Sunday, September 16, 2012

Post Class blog - Andrea Luongo


As with most of the readings so far this semester, I found Jencks to be a lot more relatable and understandable after discussing it in class, than I did when walking into class on Wednesday.  In class, we focused on Jencks’ idea of architecture relating to intertextuality, and viewed examples of each of Jencks’ eleven categories of postmodern architecture.  I think the reason that the Jencks reading was difficult to follow, was not because I could not understand each of the individual concepts Jencks introduces, but because I had difficulty placing these eleven concepts in my everyday environment and surroundings.
The concept from Jencks’ piece that I had the most difficulty comprehending was dissonant beauty or in other words, disharmonious harmony.  The relation between these two oxymoronic ideas was difficult for me to understand, because in my daily life, they do not usually go together.  As Jencks states, “Inevitably art and architecture must represent this paradoxical view, the oxymoron of ‘disharmonious harmony’, and it is therefore not surprising that we find countless formal paradoxes in postmodern work…” (282).  Until listening to the rock song before class on Wednesday, I was unaware of what forms of art and architecture Jencks was referring to in his article, however, using the song to exemplify disharmonious harmony really helped to illustrate the meaning behind the concept. 

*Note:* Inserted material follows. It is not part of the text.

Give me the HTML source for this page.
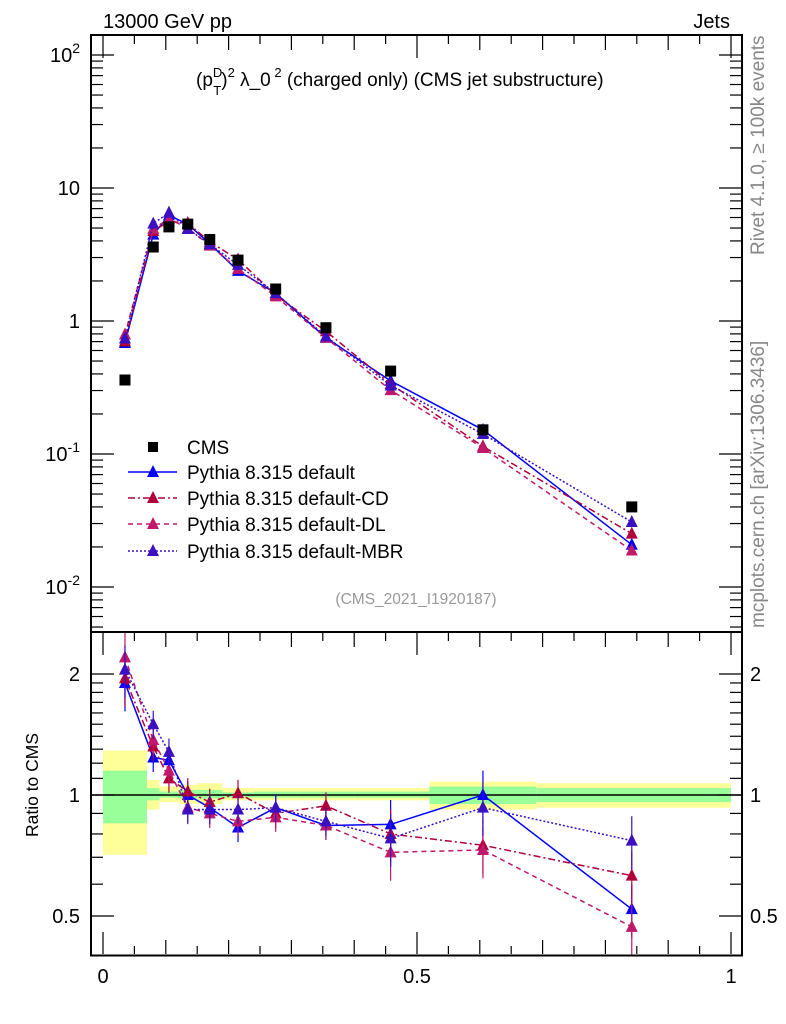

When thinking about it, the idea of disharmonious harmony actually begins to make sense.  It’s the idea that two things that seemingly do not belong together, actually work together quite well.  As Jencks states, we do see these paradoxical relationships all the time, yet we don’t notice, because, at least to me, the concept seems so foreign.  By listening to the song, however, disharmonious harmony is no longer a foreign concept, but something that is apparent in everyday life.